И сама Россия предстает в нем в своем патриархальном облике, и высшее ее духовное сокровище – передаваемый от поколения к поколению, органически наследуемый жизненный уклад. Материальный прогресс разрушает его. Железные дороги вредят естественно сложившимся связям, разъединяют людей с природой и между собой.
Исторический быт для Садовского – не тема, а мировоззренческая категория. Здесь лежали истоки его стилизаторства, всегда окрашенного некоторой ностальгией. С изображением быта связаны лучшие страницы его романа, достигающие иной раз виртуозного мастерства: вспомним описание столичного утра или масленичной недели. Вещи одушевляются; они становятся символическим знаком традиции, уклада, исторического бытия – как пейзаж сельской, провинциальной, усадебной России, как ее верования, обычаи, привычки, как гомон ярмарки, запах травы и поспевающих яблок, как лубочные картинки и книги и таинственные легенды о глухих раскольничьих скитах. Во всем этом для Садовского заключена поэзия и духовный смысл старорусской жизни, которые и на самое крепостничество набрасывают идиллический флер. Это Россия «отцов» и «дедов», и тема поколений приобретает в его романе особую важность. Здесь любимые герои – потомки патриархальных семейств. Соломон Михайлович Мартынов – любитель книжной премудрости (мистической, масонской, ортодоксально-православной), трактующей о воспитании «внутреннего человека», собеседник Сковороды. В день его смерти в доме останавливаются часы, – в 1933 году Садовской записал в дневнике, что так произошло накануне кончины знакомца его Б.Б. Шереметева. И.И. Эгмонт – отец Володеньки – принимает православие, побуждаемый пророческим сном.

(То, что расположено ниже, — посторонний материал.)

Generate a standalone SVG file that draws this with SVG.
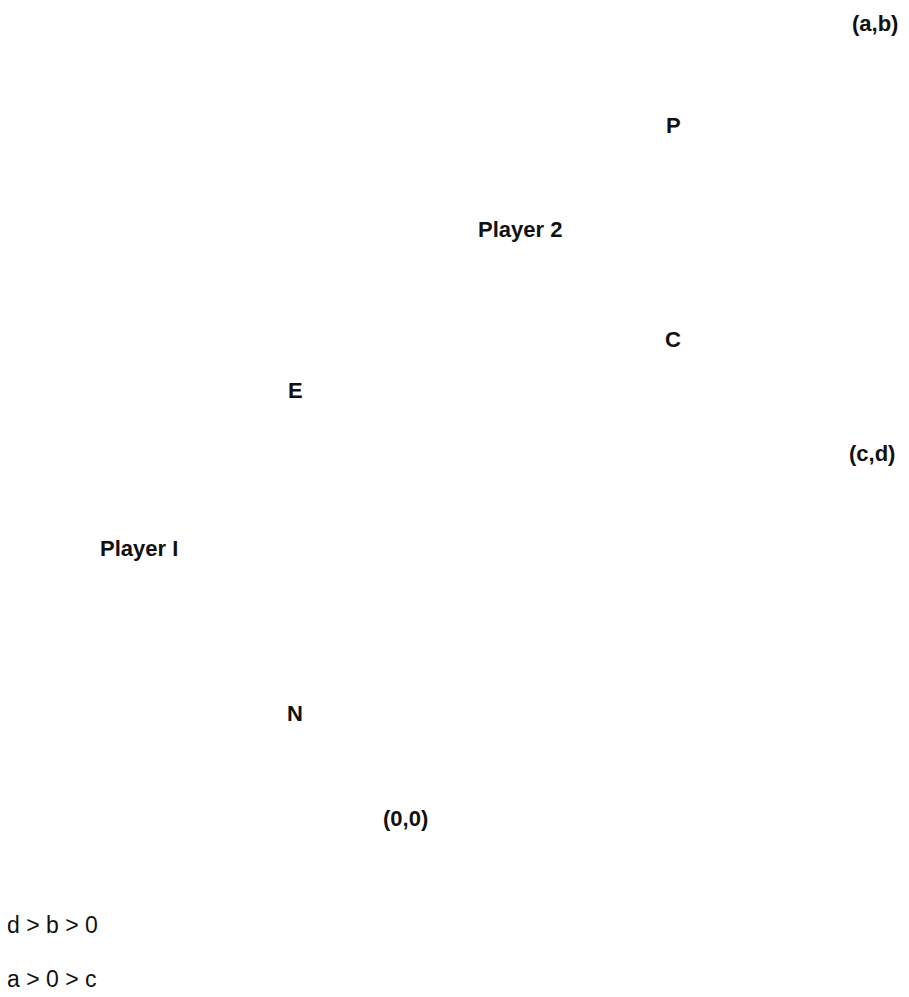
<svg xmlns="http://www.w3.org/2000/svg" width="909" height="997" viewBox="0 0 909 997">
<style>
text{font-family:"Liberation Sans","Open Sans",sans-serif;font-size:22px;font-weight:bold;fill:#111}
.n{font-weight:normal;font-size:23px}
</style>
<rect width="909" height="997" fill="#fff"/>
<g id="payoff-ab"><text x="852" y="31">(a,b)</text></g>
<g id="label-P"><text x="666" y="133">P</text></g>
<g id="player2"><text x="478" y="237">Player 2</text></g>
<g id="label-C"><text x="665" y="347">C</text></g>
<g id="label-E"><text x="288" y="398">E</text></g>
<g id="payoff-cd"><text x="849" y="461">(c,d)</text></g>
<g id="player1"><text x="100" y="556">Player I</text></g>
<g id="label-N"><text x="287" y="721">N</text></g>
<g id="payoff-00"><text x="383" y="826">(0,0)</text></g>
<g id="connectors"></g>
<g id="conditions">
<text class="n" x="7" y="933">d &gt; b &gt; 0</text>
<text class="n" x="7" y="987">a &gt; 0 &gt; c</text>
</g>
</svg>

И то, что один из центральных героев «Пшеницы и плевелов», Афродит Егоров, – порождение этого быта, для Садовского существенно важно. Крепостной, дворовый человек, ставший европейски образованным художником, чьи академические полотна покупает государь император, не восстает против крепостной зависимости, а как бы перерастает ее, – но, даже войдя в столичную артистическую среду, сознает и стоически принимает свое «место» на низших ступенях социальной лестницы.

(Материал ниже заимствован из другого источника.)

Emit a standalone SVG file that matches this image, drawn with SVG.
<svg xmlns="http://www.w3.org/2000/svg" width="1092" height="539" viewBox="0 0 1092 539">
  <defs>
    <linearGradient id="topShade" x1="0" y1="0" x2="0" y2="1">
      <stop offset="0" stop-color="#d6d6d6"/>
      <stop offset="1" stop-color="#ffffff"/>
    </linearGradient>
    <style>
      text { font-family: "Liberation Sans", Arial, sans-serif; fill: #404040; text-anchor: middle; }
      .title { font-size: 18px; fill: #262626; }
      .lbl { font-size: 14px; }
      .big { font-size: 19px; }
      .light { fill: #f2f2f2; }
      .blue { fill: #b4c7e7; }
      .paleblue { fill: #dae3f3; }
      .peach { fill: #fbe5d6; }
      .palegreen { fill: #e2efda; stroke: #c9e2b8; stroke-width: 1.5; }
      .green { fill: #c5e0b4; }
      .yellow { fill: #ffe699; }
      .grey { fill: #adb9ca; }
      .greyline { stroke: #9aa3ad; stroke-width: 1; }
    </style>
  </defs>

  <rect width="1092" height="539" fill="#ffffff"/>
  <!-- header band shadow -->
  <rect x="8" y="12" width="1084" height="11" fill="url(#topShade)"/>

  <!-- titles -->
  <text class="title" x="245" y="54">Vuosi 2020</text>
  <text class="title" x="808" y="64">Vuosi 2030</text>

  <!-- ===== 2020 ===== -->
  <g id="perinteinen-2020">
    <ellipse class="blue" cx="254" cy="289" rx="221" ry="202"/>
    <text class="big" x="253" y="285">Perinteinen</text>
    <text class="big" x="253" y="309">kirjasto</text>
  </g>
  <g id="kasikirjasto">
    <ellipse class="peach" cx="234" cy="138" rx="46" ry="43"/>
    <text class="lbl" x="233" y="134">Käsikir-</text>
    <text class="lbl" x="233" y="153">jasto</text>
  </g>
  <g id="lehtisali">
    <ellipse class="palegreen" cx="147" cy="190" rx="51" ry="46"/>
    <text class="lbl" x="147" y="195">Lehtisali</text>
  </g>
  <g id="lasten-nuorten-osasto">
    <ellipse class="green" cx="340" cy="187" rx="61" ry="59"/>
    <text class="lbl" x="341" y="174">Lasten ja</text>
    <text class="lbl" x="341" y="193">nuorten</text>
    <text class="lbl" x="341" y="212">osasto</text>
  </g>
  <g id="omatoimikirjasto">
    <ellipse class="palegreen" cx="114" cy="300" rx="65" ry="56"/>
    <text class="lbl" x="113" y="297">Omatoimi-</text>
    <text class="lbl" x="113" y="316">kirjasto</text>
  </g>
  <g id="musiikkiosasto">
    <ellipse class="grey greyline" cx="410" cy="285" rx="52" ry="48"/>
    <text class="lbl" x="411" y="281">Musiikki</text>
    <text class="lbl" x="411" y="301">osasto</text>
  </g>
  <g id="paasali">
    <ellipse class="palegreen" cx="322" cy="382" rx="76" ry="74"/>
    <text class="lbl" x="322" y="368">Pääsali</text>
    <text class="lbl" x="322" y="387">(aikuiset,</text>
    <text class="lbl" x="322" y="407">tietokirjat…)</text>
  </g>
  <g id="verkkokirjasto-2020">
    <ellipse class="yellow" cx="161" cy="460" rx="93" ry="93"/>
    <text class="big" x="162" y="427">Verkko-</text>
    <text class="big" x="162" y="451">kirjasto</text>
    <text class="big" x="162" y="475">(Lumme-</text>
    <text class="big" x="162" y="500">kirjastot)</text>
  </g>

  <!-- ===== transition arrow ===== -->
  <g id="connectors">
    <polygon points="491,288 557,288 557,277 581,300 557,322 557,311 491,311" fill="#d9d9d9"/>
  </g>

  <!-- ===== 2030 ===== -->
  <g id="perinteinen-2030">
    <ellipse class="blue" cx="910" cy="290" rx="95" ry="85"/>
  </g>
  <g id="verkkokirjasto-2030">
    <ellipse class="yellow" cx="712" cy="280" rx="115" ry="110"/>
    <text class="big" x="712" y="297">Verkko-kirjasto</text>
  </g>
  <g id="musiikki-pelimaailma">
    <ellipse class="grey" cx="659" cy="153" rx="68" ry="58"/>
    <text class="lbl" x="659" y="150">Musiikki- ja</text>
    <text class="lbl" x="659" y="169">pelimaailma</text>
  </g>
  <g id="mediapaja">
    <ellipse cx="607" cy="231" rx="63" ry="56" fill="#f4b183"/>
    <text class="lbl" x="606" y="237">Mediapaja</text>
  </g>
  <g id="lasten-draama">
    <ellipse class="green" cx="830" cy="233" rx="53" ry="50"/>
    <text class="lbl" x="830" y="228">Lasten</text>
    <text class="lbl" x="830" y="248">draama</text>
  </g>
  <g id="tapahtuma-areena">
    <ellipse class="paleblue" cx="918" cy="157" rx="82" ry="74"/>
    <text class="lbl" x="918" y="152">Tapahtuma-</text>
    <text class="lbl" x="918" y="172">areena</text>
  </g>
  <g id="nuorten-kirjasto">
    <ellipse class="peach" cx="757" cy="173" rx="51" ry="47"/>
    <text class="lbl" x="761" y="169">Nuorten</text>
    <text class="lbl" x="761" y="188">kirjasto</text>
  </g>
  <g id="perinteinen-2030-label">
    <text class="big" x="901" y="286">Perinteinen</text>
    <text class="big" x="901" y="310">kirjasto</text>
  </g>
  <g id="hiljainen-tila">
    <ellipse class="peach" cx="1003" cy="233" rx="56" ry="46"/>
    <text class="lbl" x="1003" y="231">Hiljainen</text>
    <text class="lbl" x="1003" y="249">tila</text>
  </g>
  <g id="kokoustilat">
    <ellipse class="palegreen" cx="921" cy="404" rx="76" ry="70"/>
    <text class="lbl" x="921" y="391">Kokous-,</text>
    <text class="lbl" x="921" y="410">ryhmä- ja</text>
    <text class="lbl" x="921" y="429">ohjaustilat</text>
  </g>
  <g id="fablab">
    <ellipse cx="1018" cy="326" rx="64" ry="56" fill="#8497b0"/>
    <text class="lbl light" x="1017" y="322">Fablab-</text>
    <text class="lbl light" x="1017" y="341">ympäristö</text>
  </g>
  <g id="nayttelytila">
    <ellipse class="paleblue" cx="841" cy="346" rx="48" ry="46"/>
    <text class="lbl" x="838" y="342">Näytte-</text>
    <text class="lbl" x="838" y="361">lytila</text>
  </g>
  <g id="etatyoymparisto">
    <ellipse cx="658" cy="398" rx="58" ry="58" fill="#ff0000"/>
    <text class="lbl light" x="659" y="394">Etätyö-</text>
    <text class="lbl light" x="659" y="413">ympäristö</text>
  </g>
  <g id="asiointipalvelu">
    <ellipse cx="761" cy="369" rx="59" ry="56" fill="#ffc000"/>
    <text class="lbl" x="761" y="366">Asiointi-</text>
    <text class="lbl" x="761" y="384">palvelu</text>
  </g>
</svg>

Все это – мир хотя и не лишенный темных сторон, но гармоничный в своей внутренней основе. Ему угрожают разрушительные силы, уже зреющие на Западе и заронившие семена и в России, – поколение «сороковых годов», предтечей которого было «вольтерьянство» XVIII столетия. К этому-то поколению принадлежит большинство исторических лиц в «Пшенице и плевелах».